» **Source material**
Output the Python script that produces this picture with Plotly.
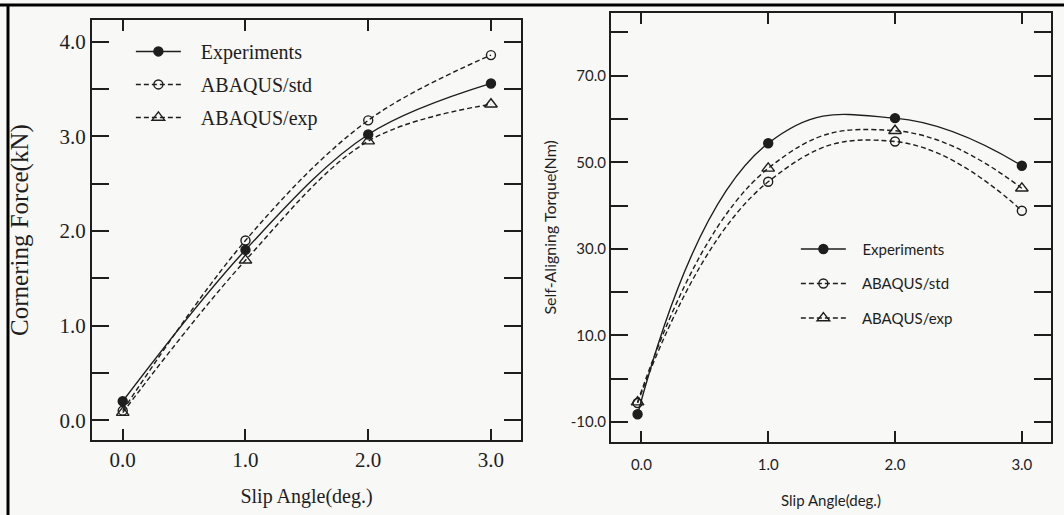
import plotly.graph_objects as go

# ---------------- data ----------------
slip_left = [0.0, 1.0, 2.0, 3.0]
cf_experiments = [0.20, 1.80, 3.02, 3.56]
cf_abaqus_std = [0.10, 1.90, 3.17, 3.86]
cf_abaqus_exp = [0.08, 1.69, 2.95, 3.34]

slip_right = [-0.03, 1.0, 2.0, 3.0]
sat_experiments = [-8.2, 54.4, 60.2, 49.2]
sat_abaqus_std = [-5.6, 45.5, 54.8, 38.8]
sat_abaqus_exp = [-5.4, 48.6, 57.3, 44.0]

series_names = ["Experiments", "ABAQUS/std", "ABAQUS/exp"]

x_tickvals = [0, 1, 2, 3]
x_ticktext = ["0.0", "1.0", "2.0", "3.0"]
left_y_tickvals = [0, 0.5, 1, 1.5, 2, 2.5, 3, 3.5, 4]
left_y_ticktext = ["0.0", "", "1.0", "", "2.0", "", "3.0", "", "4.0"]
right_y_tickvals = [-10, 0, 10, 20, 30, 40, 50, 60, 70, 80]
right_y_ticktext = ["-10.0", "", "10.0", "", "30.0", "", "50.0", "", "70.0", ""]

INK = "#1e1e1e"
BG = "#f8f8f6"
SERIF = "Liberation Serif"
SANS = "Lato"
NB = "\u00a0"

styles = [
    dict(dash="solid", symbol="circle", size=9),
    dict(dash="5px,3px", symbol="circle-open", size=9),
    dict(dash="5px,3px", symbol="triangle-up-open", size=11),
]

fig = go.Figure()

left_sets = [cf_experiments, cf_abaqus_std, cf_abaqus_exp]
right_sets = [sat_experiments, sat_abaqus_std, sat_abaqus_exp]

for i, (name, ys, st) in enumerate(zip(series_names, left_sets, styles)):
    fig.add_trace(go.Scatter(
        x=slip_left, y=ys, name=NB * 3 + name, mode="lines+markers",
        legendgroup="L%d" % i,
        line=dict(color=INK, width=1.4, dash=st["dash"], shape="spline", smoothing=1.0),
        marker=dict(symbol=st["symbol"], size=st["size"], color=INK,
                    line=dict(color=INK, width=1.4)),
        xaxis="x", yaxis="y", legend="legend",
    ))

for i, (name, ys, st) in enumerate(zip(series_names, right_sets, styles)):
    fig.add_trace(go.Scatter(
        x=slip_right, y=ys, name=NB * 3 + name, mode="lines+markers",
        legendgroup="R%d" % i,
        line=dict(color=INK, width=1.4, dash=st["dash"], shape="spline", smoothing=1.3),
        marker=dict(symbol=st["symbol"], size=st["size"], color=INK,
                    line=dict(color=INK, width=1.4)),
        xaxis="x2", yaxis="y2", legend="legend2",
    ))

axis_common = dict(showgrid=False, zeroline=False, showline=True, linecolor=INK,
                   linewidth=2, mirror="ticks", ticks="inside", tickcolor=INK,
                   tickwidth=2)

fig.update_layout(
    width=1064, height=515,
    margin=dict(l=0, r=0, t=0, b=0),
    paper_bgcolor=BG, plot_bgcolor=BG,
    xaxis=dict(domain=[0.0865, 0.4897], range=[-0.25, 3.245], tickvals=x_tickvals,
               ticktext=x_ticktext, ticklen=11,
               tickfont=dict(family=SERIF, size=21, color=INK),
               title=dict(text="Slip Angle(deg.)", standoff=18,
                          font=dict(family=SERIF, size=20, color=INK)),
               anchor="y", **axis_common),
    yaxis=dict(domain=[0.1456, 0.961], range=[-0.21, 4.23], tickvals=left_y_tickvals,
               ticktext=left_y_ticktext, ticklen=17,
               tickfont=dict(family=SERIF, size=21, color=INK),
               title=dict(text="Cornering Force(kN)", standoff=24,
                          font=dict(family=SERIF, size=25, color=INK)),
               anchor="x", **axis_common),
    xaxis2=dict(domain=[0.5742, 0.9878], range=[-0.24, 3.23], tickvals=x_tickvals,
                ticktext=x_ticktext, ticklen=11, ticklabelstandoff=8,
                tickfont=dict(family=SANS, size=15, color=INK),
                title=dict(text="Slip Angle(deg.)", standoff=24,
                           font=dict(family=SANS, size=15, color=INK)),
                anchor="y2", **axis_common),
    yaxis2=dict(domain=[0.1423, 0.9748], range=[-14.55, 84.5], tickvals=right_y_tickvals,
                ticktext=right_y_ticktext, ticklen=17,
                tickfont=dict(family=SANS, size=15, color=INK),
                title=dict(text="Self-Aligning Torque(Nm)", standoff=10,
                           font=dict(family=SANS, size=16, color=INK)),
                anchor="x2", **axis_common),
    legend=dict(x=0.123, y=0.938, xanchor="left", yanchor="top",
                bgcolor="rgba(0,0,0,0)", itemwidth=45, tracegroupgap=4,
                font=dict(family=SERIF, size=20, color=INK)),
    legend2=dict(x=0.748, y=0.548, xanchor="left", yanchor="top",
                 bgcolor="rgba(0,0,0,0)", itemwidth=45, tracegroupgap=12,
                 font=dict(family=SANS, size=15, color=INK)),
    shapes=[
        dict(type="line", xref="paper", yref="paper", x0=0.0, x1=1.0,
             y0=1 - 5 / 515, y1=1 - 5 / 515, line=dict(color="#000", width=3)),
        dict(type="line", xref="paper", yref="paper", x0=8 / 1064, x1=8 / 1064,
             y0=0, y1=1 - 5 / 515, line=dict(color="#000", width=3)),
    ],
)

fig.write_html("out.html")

» **Task description**
Without the pictures, retype the whole of the material above exactly.

» **Solution to this task**
Output the Python script that produces this picture with Plotly.
import plotly.graph_objects as go

# ---------------- data ----------------
slip_left = [0.0, 1.0, 2.0, 3.0]
cf_experiments = [0.20, 1.80, 3.02, 3.56]
cf_abaqus_std = [0.10, 1.90, 3.17, 3.86]
cf_abaqus_exp = [0.08, 1.69, 2.95, 3.34]

slip_right = [-0.03, 1.0, 2.0, 3.0]
sat_experiments = [-8.2, 54.4, 60.2, 49.2]
sat_abaqus_std = [-5.6, 45.5, 54.8, 38.8]
sat_abaqus_exp = [-5.4, 48.6, 57.3, 44.0]

series_names = ["Experiments", "ABAQUS/std", "ABAQUS/exp"]

x_tickvals = [0, 1, 2, 3]
x_ticktext = ["0.0", "1.0", "2.0", "3.0"]
left_y_tickvals = [0, 0.5, 1, 1.5, 2, 2.5, 3, 3.5, 4]
left_y_ticktext = ["0.0", "", "1.0", "", "2.0", "", "3.0", "", "4.0"]
right_y_tickvals = [-10, 0, 10, 20, 30, 40, 50, 60, 70, 80]
right_y_ticktext = ["-10.0", "", "10.0", "", "30.0", "", "50.0", "", "70.0", ""]

INK = "#1e1e1e"
BG = "#f8f8f6"
SERIF = "Liberation Serif"
SANS = "Lato"
NB = "\u00a0"

styles = [
    dict(dash="solid", symbol="circle", size=9),
    dict(dash="5px,3px", symbol="circle-open", size=9),
    dict(dash="5px,3px", symbol="triangle-up-open", size=11),
]

fig = go.Figure()

left_sets = [cf_experiments, cf_abaqus_std, cf_abaqus_exp]
right_sets = [sat_experiments, sat_abaqus_std, sat_abaqus_exp]

for i, (name, ys, st) in enumerate(zip(series_names, left_sets, styles)):
    fig.add_trace(go.Scatter(
        x=slip_left, y=ys, name=NB * 3 + name, mode="lines+markers",
        legendgroup="L%d" % i,
        line=dict(color=INK, width=1.4, dash=st["dash"], shape="spline", smoothing=1.0),
        marker=dict(symbol=st["symbol"], size=st["size"], color=INK,
                    line=dict(color=INK, width=1.4)),
        xaxis="x", yaxis="y", legend="legend",
    ))

for i, (name, ys, st) in enumerate(zip(series_names, right_sets, styles)):
    fig.add_trace(go.Scatter(
        x=slip_right, y=ys, name=NB * 3 + name, mode="lines+markers",
        legendgroup="R%d" % i,
        line=dict(color=INK, width=1.4, dash=st["dash"], shape="spline", smoothing=1.3),
        marker=dict(symbol=st["symbol"], size=st["size"], color=INK,
                    line=dict(color=INK, width=1.4)),
        xaxis="x2", yaxis="y2", legend="legend2",
    ))

axis_common = dict(showgrid=False, zeroline=False, showline=True, linecolor=INK,
                   linewidth=2, mirror="ticks", ticks="inside", tickcolor=INK,
                   tickwidth=2)

fig.update_layout(
    width=1064, height=515,
    margin=dict(l=0, r=0, t=0, b=0),
    paper_bgcolor=BG, plot_bgcolor=BG,
    xaxis=dict(domain=[0.0865, 0.4897], range=[-0.25, 3.245], tickvals=x_tickvals,
               ticktext=x_ticktext, ticklen=11,
               tickfont=dict(family=SERIF, size=21, color=INK),
               title=dict(text="Slip Angle(deg.)", standoff=18,
                          font=dict(family=SERIF, size=20, color=INK)),
               anchor="y", **axis_common),
    yaxis=dict(domain=[0.1456, 0.961], range=[-0.21, 4.23], tickvals=left_y_tickvals,
               ticktext=left_y_ticktext, ticklen=17,
               tickfont=dict(family=SERIF, size=21, color=INK),
               title=dict(text="Cornering Force(kN)", standoff=24,
                          font=dict(family=SERIF, size=25, color=INK)),
               anchor="x", **axis_common),
    xaxis2=dict(domain=[0.5742, 0.9878], range=[-0.24, 3.23], tickvals=x_tickvals,
                ticktext=x_ticktext, ticklen=11, ticklabelstandoff=8,
                tickfont=dict(family=SANS, size=15, color=INK),
                title=dict(text="Slip Angle(deg.)", standoff=24,
                           font=dict(family=SANS, size=15, color=INK)),
                anchor="y2", **axis_common),
    yaxis2=dict(domain=[0.1423, 0.9748], range=[-14.55, 84.5], tickvals=right_y_tickvals,
                ticktext=right_y_ticktext, ticklen=17,
                tickfont=dict(family=SANS, size=15, color=INK),
                title=dict(text="Self-Aligning Torque(Nm)", standoff=10,
                           font=dict(family=SANS, size=16, color=INK)),
                anchor="x2", **axis_common),
    legend=dict(x=0.123, y=0.938, xanchor="left", yanchor="top",
                bgcolor="rgba(0,0,0,0)", itemwidth=45, tracegroupgap=4,
                font=dict(family=SERIF, size=20, color=INK)),
    legend2=dict(x=0.748, y=0.548, xanchor="left", yanchor="top",
                 bgcolor="rgba(0,0,0,0)", itemwidth=45, tracegroupgap=12,
                 font=dict(family=SANS, size=15, color=INK)),
    shapes=[
        dict(type="line", xref="paper", yref="paper", x0=0.0, x1=1.0,
             y0=1 - 5 / 515, y1=1 - 5 / 515, line=dict(color="#000", width=3)),
        dict(type="line", xref="paper", yref="paper", x0=8 / 1064, x1=8 / 1064,
             y0=0, y1=1 - 5 / 515, line=dict(color="#000", width=3)),
    ],
)

fig.write_html("out.html")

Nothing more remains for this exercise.